Bien sûr. Mon père et moi, nous avions deux principaux sujets de communication : la politique et les livres. Nous avions un socle d’études commun : l’histoire des sciences politiques. Donc sur la politique, sur ce qui se passait dans le pays, nous parlions le même langage – même si nous étions très souvent en désaccord. C’étaient des sujets de discussion sans fin. Et puis il y avait les livres, évidemment, et notamment ceux qu’il m’a fait découvrir. Lorsqu’on dit à sa fille : « J’adore cet auteur, il me passionne », cela raconte forcément quelque chose de soi, cela crée un lien. Je me souviens de tout ce qui se passait autour de Fitzgerald. Ensuite, il m’a dit : « Il faut que tu lises le livre de sa femme, les lettres de la fille. » Toute cette histoire familiale était comme notre famille, puisqu’on en parlait souvent. Il m’a fait découvrir plein d’auteurs de cette façon. À la fin de sa vie, cela s’est même renversé.

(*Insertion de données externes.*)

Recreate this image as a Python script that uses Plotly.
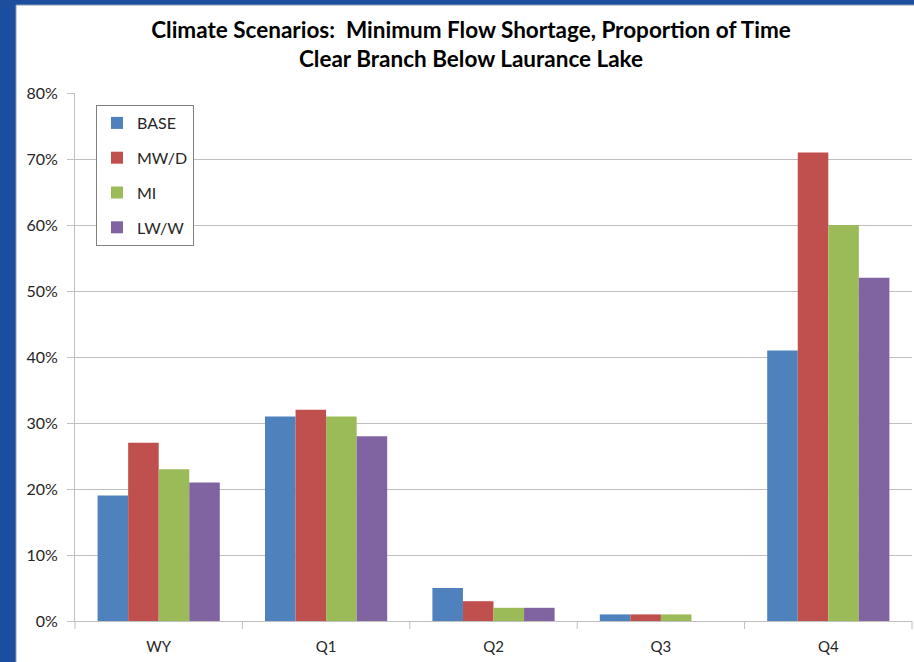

C’est lui qui me demandait, parce qu’il lisait peu la littérature contemporaine : « Qu’est-ce que tu as lu de bien ? » Je lui ai fait lire Jean-Baptiste Andréa, des auteurs que j’apprécie, et nous en parlions aussi. Les dernières conversations que nous avons eues étaient autour des livres, autour de Cassavetes.
D’une certaine manière, la littérature et les mots vous ont permis à l’un et à l’autre de préserver un lien très fort ; c’était une manière de vous parler.
Pour mon père, c’était plus facile. Dans un de ses livres, il dit : « Chez moi, on ne parlait pas à demi-mot, mais à mots et demi. » Il était toujours dans l’outrance, il avait été élevé là-dedans et il nous parlait comme cela. Il disait toujours plus que ce qu’il voulait dire, de façon plus violente, plus franche.
Et les mots tendres ?
Cela, par contre, c’était plus difficile. Mon père n’a pas été élevé par des parents, il a poussé un peu tout seul, comme une herbe folle. Alors, même s’il avait des gestes de tendresse, il ne savait pas trop comment faire pour être parent.